**Exercise instructions**: Type out the complete listing below word for word, without its pictures.

**Data lines**:
_ _ _ _ _

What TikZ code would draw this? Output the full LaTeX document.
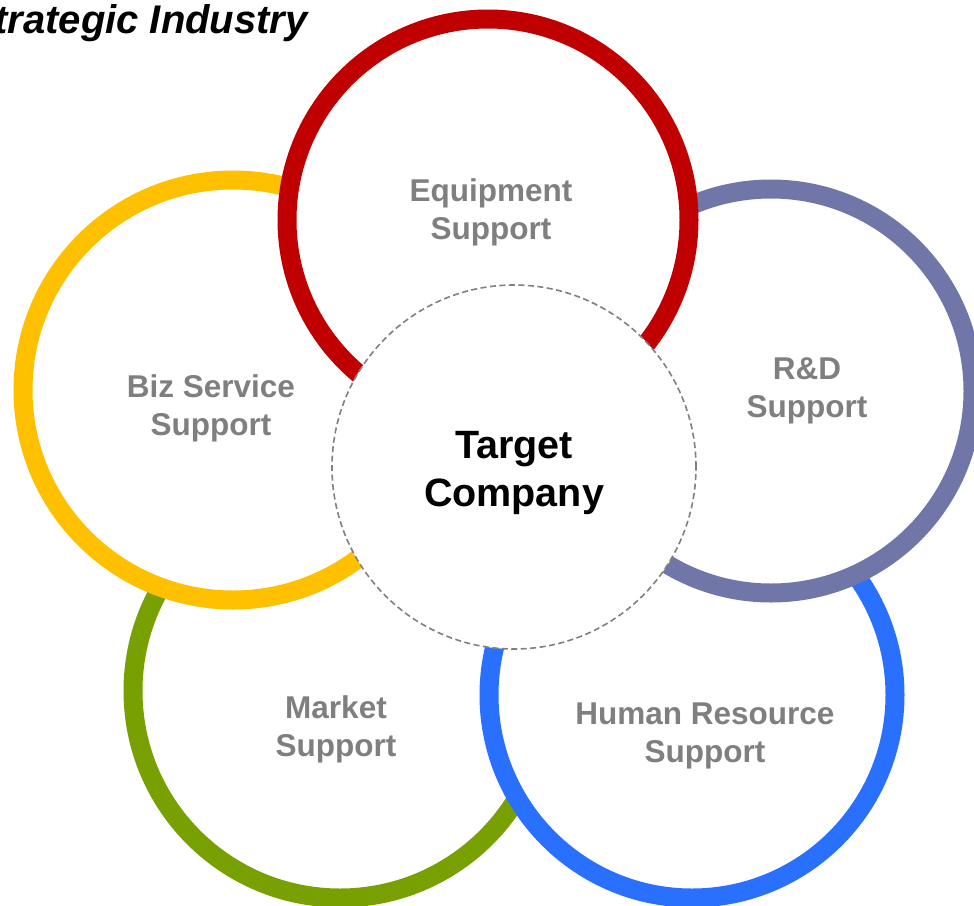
\documentclass[tikz,border=0pt]{standalone}
\usepackage{fontspec}
\setmainfont{Liberation Sans}
\definecolor{cred}{RGB}{192,0,0}
\definecolor{cpurple}{RGB}{112,118,168}
\definecolor{cyellow}{RGB}{255,192,0}
\definecolor{cgreen}{RGB}{119,160,0}
\definecolor{cblue}{RGB}{41,112,255}
\definecolor{cgraytext}{RGB}{127,127,127}
\definecolor{cdash}{RGB}{128,128,128}
\begin{document}
\begin{tikzpicture}[x=1pt,y=-1pt,
  ring/.style={circle, draw=#1, line width=19pt, fill=white, inner sep=0pt},
  label/.style={text=cgraytext, font=\fontsize{31.5}{38}\selectfont\bfseries, align=center},
  hub/.style={circle, draw=cdash, dashed, dash pattern=on 6pt off 3.5pt, line width=1.6pt, fill=white, inner sep=0pt, minimum size=364pt}]
\useasboundingbox (0,0) rectangle (974,905);
% rings, back to front
\node[ring=cgreen, minimum size=414pt] (market) at (340,691) {};
\node[ring=cblue, minimum size=406pt] (hr) at (692,695) {};
\node[ring=cpurple, minimum size=404pt] (rd) at (771,391) {};
\node[ring=cyellow, minimum size=420pt] (biz) at (233,390) {};
\node[ring=cred, minimum size=402pt] (equip) at (488,220) {};
% centre
\node[hub] (target) at (514,467) {};
% texts
\node[font=\fontsize{39.5}{48}\selectfont\bfseries, align=center] (targettext) at (514,473) {Target\\Company};
\node[label] (equiptext) at (491,212) {Equipment\\Support};
\node[label] (biztext) at (211,408) {Biz Service\\Support};
\node[label] (rdtext) at (807,391) {R\&D\\Support};
\node[label] (markettext) at (336,729) {Market\\Support};
\node[label] (hrtext) at (705,736) {Human Resource\\Support};
\node[anchor=base east, inner sep=0pt, font=\fontsize{40}{46}\selectfont\bfseries\itshape] (title) at (308,33) {Strategic Industry};
\end{tikzpicture}
\end{document}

_ _ _ _ _

**Task output**:
What TikZ code would draw this? Output the full LaTeX document.
\documentclass[tikz,border=0pt]{standalone}
\usepackage{fontspec}
\setmainfont{Liberation Sans}
\definecolor{cred}{RGB}{192,0,0}
\definecolor{cpurple}{RGB}{112,118,168}
\definecolor{cyellow}{RGB}{255,192,0}
\definecolor{cgreen}{RGB}{119,160,0}
\definecolor{cblue}{RGB}{41,112,255}
\definecolor{cgraytext}{RGB}{127,127,127}
\definecolor{cdash}{RGB}{128,128,128}
\begin{document}
\begin{tikzpicture}[x=1pt,y=-1pt,
  ring/.style={circle, draw=#1, line width=19pt, fill=white, inner sep=0pt},
  label/.style={text=cgraytext, font=\fontsize{31.5}{38}\selectfont\bfseries, align=center},
  hub/.style={circle, draw=cdash, dashed, dash pattern=on 6pt off 3.5pt, line width=1.6pt, fill=white, inner sep=0pt, minimum size=364pt}]
\useasboundingbox (0,0) rectangle (974,905);
% rings, back to front
\node[ring=cgreen, minimum size=414pt] (market) at (340,691) {};
\node[ring=cblue, minimum size=406pt] (hr) at (692,695) {};
\node[ring=cpurple, minimum size=404pt] (rd) at (771,391) {};
\node[ring=cyellow, minimum size=420pt] (biz) at (233,390) {};
\node[ring=cred, minimum size=402pt] (equip) at (488,220) {};
% centre
\node[hub] (target) at (514,467) {};
% texts
\node[font=\fontsize{39.5}{48}\selectfont\bfseries, align=center] (targettext) at (514,473) {Target\\Company};
\node[label] (equiptext) at (491,212) {Equipment\\Support};
\node[label] (biztext) at (211,408) {Biz Service\\Support};
\node[label] (rdtext) at (807,391) {R\&D\\Support};
\node[label] (markettext) at (336,729) {Market\\Support};
\node[label] (hrtext) at (705,736) {Human Resource\\Support};
\node[anchor=base east, inner sep=0pt, font=\fontsize{40}{46}\selectfont\bfseries\itshape] (title) at (308,33) {Strategic Industry};
\end{tikzpicture}
\end{document}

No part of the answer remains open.